Photo in Joe’s Crab Shack decor was a hanging, not a lynching

There’s no question that making a joke out of a hanging, as Joe’s Crab Shack did with a picture of a black man being hanged, is offensive and stupid.

“It’s a very disturbing and ugly part of American history,” Nekima Levy-Pounds, president of the Minneapolis NAACP, told MPR’s Mukhtar Ibrahim in his excellent story today.

“They are trying to make a joke out of our black bodies being lynched and I had a real problem with that,” said Chauntyll Allen, a community activist, who first raised the objection to the picture.

Allen is right, of course. Hangings make for poor jokes.

What’s this picture about? It’s a poor representation of the lynching of African Americans because it wasn’t a lynching. It was an execution. That obviously doesn’t excuse the ugliness of the use of the photo, but a lynching — this one, for example — is a murder without a trial. The history depicted in the photograph isn’t a lynching, at least some historians don’t think so.

Apparently, the title of the photograph — Last Hanging in Brown County — is also wrong.

The hanging took place in Limestone County,Texas according to historian Clay Riley.
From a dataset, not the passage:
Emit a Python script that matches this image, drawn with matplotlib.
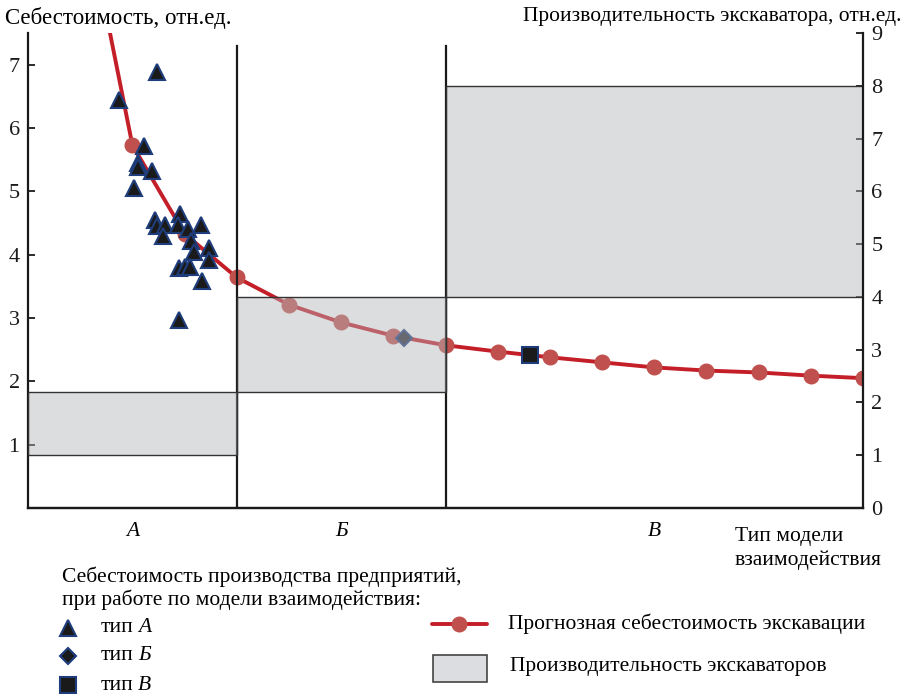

On May 3, 1894, a pioneer resident of Groesbeck, James Garrett McKinnon, was robbed and bludgeoned to death with a stone. A man was arrested for the death, tried and convicted. The sentence was hanging. Prior to 1903, death penalties were performed in the county seats of the respective counties. After that date, the State of Texas carried out all executions at the Huntsville Penitentiary.

On April 12, 1895, at Groesbeck, Texas, Limestone County, Richard Burleson was hanged for the crime for which he had been convicted.

Did Burleson receive a fair trial or was he hanged because he was black? It’s hard to say; there isn’t a record of the events of the trial. [See comments section for background on the trial]

But of the 10 executions in Texas between 1895 and 1910, seven of the convicted were black.

A relative of McKinnon’s researched the case 10 years ago and said Burleson was a freed slave who robbed his grandfather of a $20 gold piece. The two had been seen earlier in the day.

“James offered Burleson a ride in his wagon, Burleson accepted, then clubbed James over the head with a rock,” Tom McKinnon of Arizona wrote of his research. The victim was his great grandfather, he said.